Je crois que le principe de gouvernance multi-niveaux et la subsidiarité sont imbriqués l'un dans l'autre, à cet égard. Ça me paraît être une évidence.
Et puis, il faut insister sur le fait que la subsidiarité ne peut en aucun cas être décrite de façon abstraite. Bien au contraire. Il faut que tout cela soit très concret, il faut que ce principe de subsidiarité soit interprété au niveau local. Ensuite il faut se poser la question de savoir quelles sont les mesures qu'il y a lieu de prendre, à quel niveau. Et cette question, bien entendu, est systématiquement une question d'espèce, un cas particulier. Le principe de subsidiarité, interprété, tel que je le fais moi-même, signifie que la subsidiarité est véritablement la colonne vertébrale de l'Union européenne. Je crois que Luc Van Den Brande a évoqué la nécessité de "voir la subsidiarité porter l'Europe", ou quelque chose dans ce genre. Ce que je veux dire, c'est que c'est un potentiel qui pourrait être développé, mais qui ne pourra l'être que si le principe de la gouvernance multi-niveaux n'est pas simplement encouragé dans les discours que l'on tient tel dimanche ou tel samedi, si on l'applique sur le terrain, tous les jours.
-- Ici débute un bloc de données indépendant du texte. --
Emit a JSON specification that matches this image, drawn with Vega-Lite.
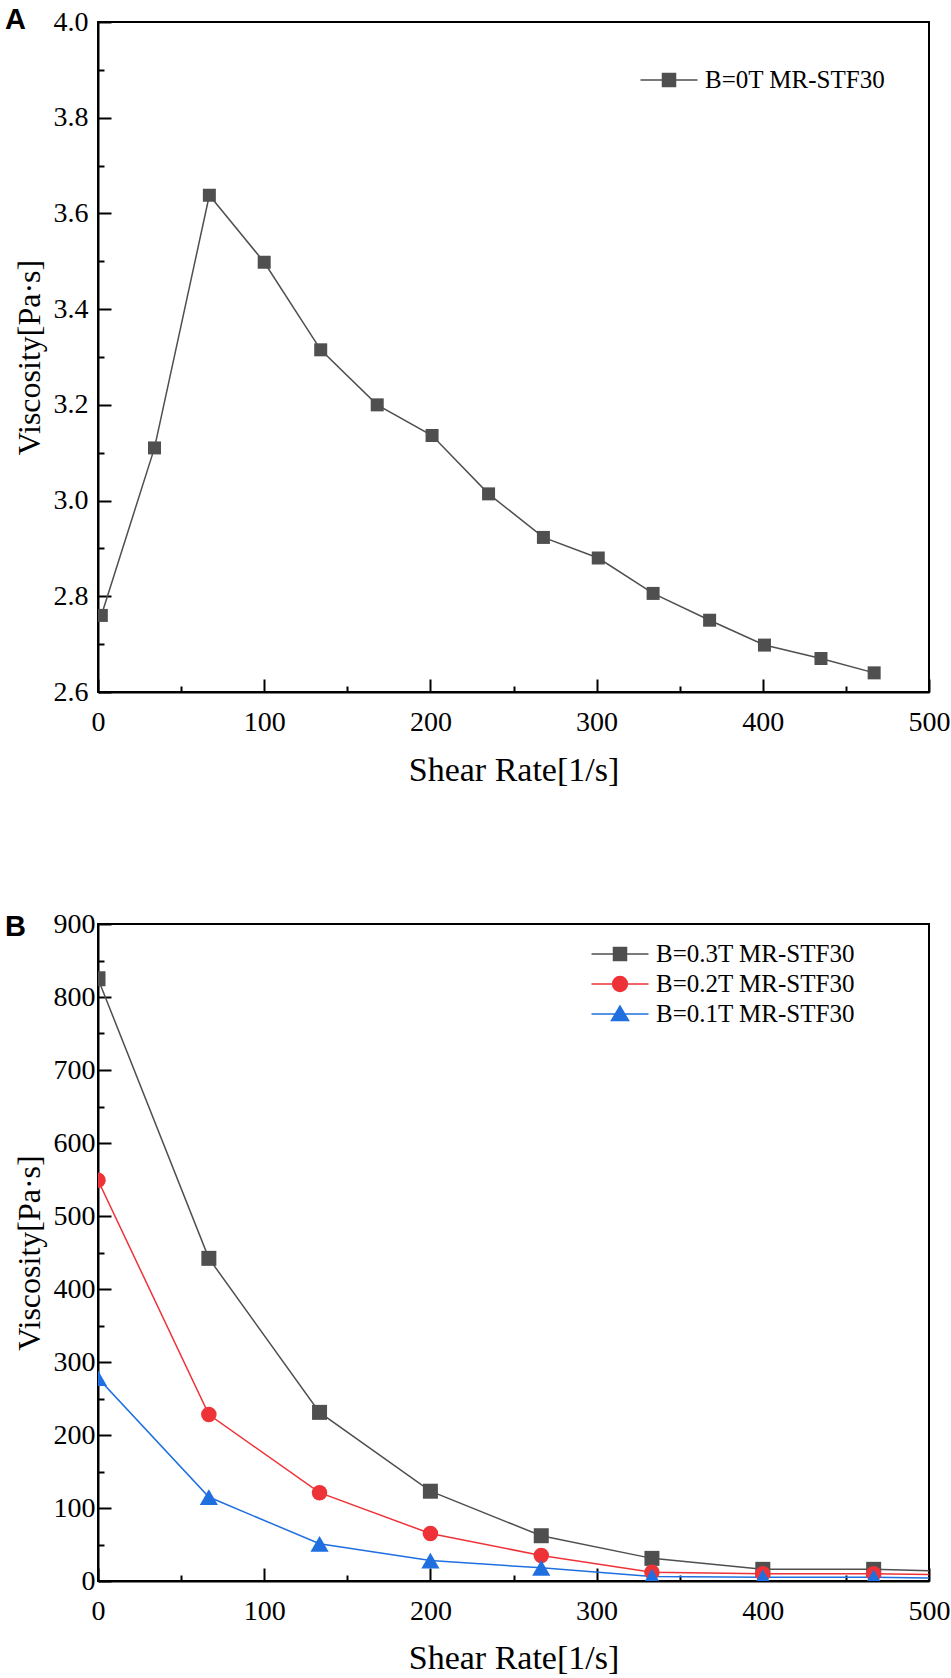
{
  "$schema": "https://vega.github.io/schema/vega-lite/v6.json",
  "background": "white",
  "padding": {"left": 4, "top": 5, "right": 5, "bottom": 0},
  "bounds": "flush",
  "spacing": 232,
  "resolve": {
    "scale": {"color": "independent", "x": "independent", "y": "independent"},
    "legend": {"color": "independent"}
  },
  "datasets": {
    "a": [
      {"series": "B=0T MR-STF30", "rate": 2, "viscosity": 2.760, "marker": true},
      {"series": "B=0T MR-STF30", "rate": 34, "viscosity": 3.110, "marker": true},
      {"series": "B=0T MR-STF30", "rate": 67, "viscosity": 3.638, "marker": true},
      {"series": "B=0T MR-STF30", "rate": 100, "viscosity": 3.498, "marker": true},
      {"series": "B=0T MR-STF30", "rate": 134, "viscosity": 3.315, "marker": true},
      {"series": "B=0T MR-STF30", "rate": 168, "viscosity": 3.200, "marker": true},
      {"series": "B=0T MR-STF30", "rate": 201, "viscosity": 3.136, "marker": true},
      {"series": "B=0T MR-STF30", "rate": 235, "viscosity": 3.014, "marker": true},
      {"series": "B=0T MR-STF30", "rate": 268, "viscosity": 2.923, "marker": true},
      {"series": "B=0T MR-STF30", "rate": 301, "viscosity": 2.880, "marker": true},
      {"series": "B=0T MR-STF30", "rate": 334, "viscosity": 2.806, "marker": true},
      {"series": "B=0T MR-STF30", "rate": 368, "viscosity": 2.750, "marker": true},
      {"series": "B=0T MR-STF30", "rate": 401, "viscosity": 2.698, "marker": true},
      {"series": "B=0T MR-STF30", "rate": 435, "viscosity": 2.670, "marker": true},
      {"series": "B=0T MR-STF30", "rate": 467, "viscosity": 2.640, "marker": true}
    ],
    "b": [
      {"series": "B=0.3T MR-STF30", "rate": 0, "viscosity": 825, "marker": true},
      {"series": "B=0.3T MR-STF30", "rate": 66.7, "viscosity": 442, "marker": true},
      {"series": "B=0.3T MR-STF30", "rate": 133.3, "viscosity": 231, "marker": true},
      {"series": "B=0.3T MR-STF30", "rate": 200, "viscosity": 123, "marker": true},
      {"series": "B=0.3T MR-STF30", "rate": 266.7, "viscosity": 62, "marker": true},
      {"series": "B=0.3T MR-STF30", "rate": 333.3, "viscosity": 31, "marker": true},
      {"series": "B=0.3T MR-STF30", "rate": 400, "viscosity": 16, "marker": true},
      {"series": "B=0.3T MR-STF30", "rate": 466.7, "viscosity": 16, "marker": true},
      {"series": "B=0.3T MR-STF30", "rate": 500, "viscosity": 14, "marker": false},
      {"series": "B=0.2T MR-STF30", "rate": 0, "viscosity": 549, "marker": true},
      {"series": "B=0.2T MR-STF30", "rate": 66.7, "viscosity": 228, "marker": true},
      {"series": "B=0.2T MR-STF30", "rate": 133.3, "viscosity": 121, "marker": true},
      {"series": "B=0.2T MR-STF30", "rate": 200, "viscosity": 65, "marker": true},
      {"series": "B=0.2T MR-STF30", "rate": 266.7, "viscosity": 35, "marker": true},
      {"series": "B=0.2T MR-STF30", "rate": 333.3, "viscosity": 12, "marker": true},
      {"series": "B=0.2T MR-STF30", "rate": 400, "viscosity": 10, "marker": true},
      {"series": "B=0.2T MR-STF30", "rate": 466.7, "viscosity": 10, "marker": true},
      {"series": "B=0.2T MR-STF30", "rate": 500, "viscosity": 9, "marker": false},
      {"series": "B=0.1T MR-STF30", "rate": 0, "viscosity": 278, "marker": true},
      {"series": "B=0.1T MR-STF30", "rate": 66.7, "viscosity": 115, "marker": true},
      {"series": "B=0.1T MR-STF30", "rate": 133.3, "viscosity": 51, "marker": true},
      {"series": "B=0.1T MR-STF30", "rate": 200, "viscosity": 28, "marker": true},
      {"series": "B=0.1T MR-STF30", "rate": 266.7, "viscosity": 18, "marker": true},
      {"series": "B=0.1T MR-STF30", "rate": 333.3, "viscosity": 6, "marker": true},
      {"series": "B=0.1T MR-STF30", "rate": 400, "viscosity": 5, "marker": true},
      {"series": "B=0.1T MR-STF30", "rate": 466.7, "viscosity": 5, "marker": true},
      {"series": "B=0.1T MR-STF30", "rate": 500, "viscosity": 4, "marker": false}
    ]
  },
  "config": {
    "font": "Liberation Serif",
    "style": {
      "guide-label": {"font": "Liberation Serif", "fontSize": 28, "fill": "black"},
      "guide-title": {"font": "Liberation Serif", "fill": "black"}
    },
    "view": {"stroke": "black", "strokeWidth": 2},
    "axis": {
      "domainColor": "black", "domainWidth": 2,
      "tickColor": "black", "tickWidth": 2,
      "grid": false,
      "labelFont": "Liberation Serif", "labelFontSize": 28, "labelColor": "black",
      "labelFlush": false, "labelOverlap": false,
      "titleFont": "Liberation Serif", "titleFontWeight": "normal", "titleColor": "black"
    },
    "legend": {
      "labelFont": "Liberation Serif", "labelFontSize": 25, "labelColor": "black",
      "labelLimit": 400, "padding": 0, "symbolSize": 812, "labelOffset": 21, "rowPadding": 2
    }
  },
  "vconcat": [
    {
      "width": 831,
      "height": 670,
      "title": {"text": "A", "anchor": "start", "frame": "group", "font": "Liberation Sans", "fontSize": 29, "fontWeight": "bold", "color": "black", "baseline": "alphabetic", "dx": -93, "offset": -50},
      "data": {"name": "a"},
      "encoding": {
        "x": {
          "field": "rate", "type": "quantitative",
          "scale": {"domain": [0, 500], "nice": false},
          "axis": {
            "values": [0, 50, 100, 150, 200, 250, 300, 350, 400, 450, 500],
            "tickSize": {"condition": {"test": "datum.value % 100 != 0", "value": -6}, "value": -13},
            "labelExpr": "datum.value % 100 == 0 ? datum.label : ''",
            "labelFont": "Liberation Serif", "labelFontSize": 28, "labelColor": "black",
            "labelPadding": 29,
            "title": "Shear Rate[1/s]", "titleFont": "Liberation Serif", "titleFontSize": 34, "titlePadding": 10
          }
        },
        "y": {
          "field": "viscosity", "type": "quantitative",
          "scale": {"domain": [2.6, 4.0], "zero": false, "nice": false},
          "axis": {
            "values": [2.6, 2.7, 2.8, 2.9, 3.0, 3.1, 3.2, 3.3, 3.4, 3.5, 3.6, 3.7, 3.8, 3.9, 4.0],
            "format": ".1f",
            "tickSize": {"condition": {"test": "round(datum.value * 10) % 2 != 0", "value": -6}, "value": -13},
            "labelExpr": "round(datum.value * 10) % 2 == 0 ? datum.label : ''",
            "labelFont": "Liberation Serif", "labelFontSize": 28, "labelColor": "black",
            "labelPadding": 23,
            "title": "Viscosity[Pa·s]", "titleFont": "Liberation Serif", "titleFontSize": 32, "titlePadding": 7
          }
        },
        "color": {
          "field": "series", "type": "nominal",
          "scale": {"domain": ["B=0T MR-STF30"], "range": ["#4f4f4f"]},
          "legend": {
            "orient": "none", "legendX": 556, "legendY": 43, "title": null,
            "encode": {"symbols": {"update": {
              "shape": {"value": "M-2,0L2,0M-0.456,-0.456H0.456V0.456H-0.456Z"},
              "fill": {"value": "#4f4f4f"}, "stroke": {"value": "#4f4f4f"},
              "strokeWidth": {"value": 1.5}, "opacity": {"value": 1}, "fillOpacity": {"value": 1}
            }}}
          }
        }
      },
      "layer": [
        {"mark": {"type": "line", "strokeWidth": 1.5, "clip": true}},
        {"mark": {"type": "point", "filled": true, "opacity": 1, "shape": "square", "size": 169, "clip": true}}
      ]
    },
    {
      "width": 831,
      "height": 657,
      "title": {"text": "B", "anchor": "start", "frame": "group", "font": "Liberation Sans", "fontSize": 29, "fontWeight": "bold", "color": "black", "baseline": "alphabetic", "dx": -93, "offset": -55},
      "data": {"name": "b"},
      "encoding": {
        "x": {
          "field": "rate", "type": "quantitative",
          "scale": {"domain": [0, 500], "nice": false},
          "axis": {
            "values": [0, 50, 100, 150, 200, 250, 300, 350, 400, 450, 500],
            "tickSize": {"condition": {"test": "datum.value % 100 != 0", "value": -6}, "value": -13},
            "labelExpr": "datum.value % 100 == 0 ? datum.label : ''",
            "labelFont": "Liberation Serif", "labelFontSize": 28, "labelColor": "black",
            "labelPadding": 29,
            "title": "Shear Rate[1/s]", "titleFont": "Liberation Serif", "titleFontSize": 34, "titlePadding": 9
          }
        },
        "y": {
          "field": "viscosity", "type": "quantitative",
          "scale": {"domain": [0, 900], "nice": false},
          "axis": {
            "values": [0, 50, 100, 150, 200, 250, 300, 350, 400, 450, 500, 550, 600, 650, 700, 750, 800, 850, 900],
            "tickSize": {"condition": {"test": "datum.value % 100 != 0", "value": -6}, "value": -13},
            "labelExpr": "datum.value % 100 == 0 ? datum.label : ''",
            "labelFont": "Liberation Serif", "labelFontSize": 28, "labelColor": "black",
            "labelPadding": 16,
            "title": "Viscosity[Pa·s]", "titleFont": "Liberation Serif", "titleFontSize": 32, "titlePadding": 7
          }
        },
        "color": {
          "field": "series", "type": "nominal",
          "scale": {"domain": ["B=0.3T MR-STF30", "B=0.2T MR-STF30", "B=0.1T MR-STF30"], "range": ["#4f4f4f", "#ee3338", "#1f6fe0"]},
          "legend": {
            "orient": "none", "legendX": 507, "legendY": 15, "title": null,
            "encode": {"symbols": {"update": {
              "shape": {"signal": "datum.value === 'B=0.3T MR-STF30' ? 'M-2,0L2,0M-0.456,-0.456H0.456V0.456H-0.456Z' : datum.value === 'B=0.2T MR-STF30' ? 'M-2,0L2,0M0.52,0A0.52,0.52,0,1,1,-0.52,0A0.52,0.52,0,1,1,0.52,0Z' : 'M-2,0L2,0M0,-0.56L0.6,0.46L-0.6,0.46Z'"},
              "fill": {"signal": "datum.value === 'B=0.3T MR-STF30' ? '#4f4f4f' : datum.value === 'B=0.2T MR-STF30' ? '#ee3338' : '#1f6fe0'"},
              "stroke": {"signal": "datum.value === 'B=0.3T MR-STF30' ? '#4f4f4f' : datum.value === 'B=0.2T MR-STF30' ? '#ee3338' : '#1f6fe0'"},
              "strokeWidth": {"value": 1.5}, "opacity": {"value": 1}, "fillOpacity": {"value": 1}
            }}}
          }
        }
      },
      "layer": [
        {"mark": {"type": "line", "strokeWidth": 1.5, "clip": true}},
        {
          "transform": [{"filter": "datum.marker && datum.series === 'B=0.3T MR-STF30'"}],
          "mark": {"type": "point", "filled": true, "opacity": 1, "shape": "square", "size": 225, "clip": true}
        },
        {
          "transform": [{"filter": "datum.marker && datum.series === 'B=0.2T MR-STF30'"}],
          "mark": {"type": "point", "filled": true, "opacity": 1, "shape": "circle", "size": 240, "clip": true}
        },
        {
          "transform": [{"filter": "datum.marker && datum.series === 'B=0.1T MR-STF30'"}],
          "mark": {"type": "point", "filled": true, "opacity": 1, "shape": "triangle-up", "size": 330, "clip": true}
        }
      ]
    }
  ]
}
Nous sommes loin d'en être là.
C'est la raison pour laquelle, au sein du Comité des régions, nous ne sommes pas toujours d'accord sur les cas d'espèces. Lorsqu'il s'agit de l'application du principe de subsidiarité, nous ne sommes pas toujours sur la même longueur d'ondes.
Dans la Commission de la cohésion territoriale, lorsque l'on parle des politiques régionales, il arrive souvent que certains représentent des régions, qui ont énormément d'autonomie, comme les États fédéraux allemands, les bundesländer , ou d'autres qui ont des niveaux de responsabilités inférieurs. Et pourtant, ce sont les mêmes niveaux qui doivent utiliser les fonds européens et qui veulent avoir la possibilité de gérer ces fonds. Dans ces cas-là, les représentants des différentes régions sont un petit peu en porte-à-faux les uns par rapport aux autres. Ils ne sont pas d'accord. Certains souhaitent qu'il y ait davantage d'interventions au niveau européen, parce que cela permettrait d'éviter des écarts et trop d'ingérence au niveau national. Ils estiment qu'au niveau européen, on peut mieux lutter contre cette ingérence de l'État centralisateur. Et là encore, nous évoquons le principe de subsidiarité, mais pour parler de choses différentes. Je m'adresse particulièrement ici aux membres du Comité des régions.
Si, sur base du traité de Lisbonne, nous entendons examiner au cas par cas la question de savoir s'il y a lieu de renforcer le principe de subsidiarité, sachez que nous aurons du pain sur la planche. La tâche ne sera pas facile parce que nous aurons à expliquer la subsidiarité de façon très différente selon l'endroit où nous sommes. Il est vrai que la situation n'est pas satisfaisante. Dans l'état actuel des choses on ne peut pas s'en féliciter, nous en sommes tous d'accord.
Pour apporter une solution à cette situation qui n'est pas satisfaisante, il est indispensable qu'il y ait une réalisation au plan européen du principe de gouvernance multi-niveaux. C'est un appel que je vous lance, et je conclus sur ce point.
Merci.
M. Luc VAN DEN BRANDE
Merci beaucoup, cher collègue, Michael Schneider. Je donne la parole à présent sans plus tarder à notre collègue, Madame Ana Terrón I Cusí, qui est Secrétaire pour l'Union européenne du gouvernement de la Généralité de Catalogne.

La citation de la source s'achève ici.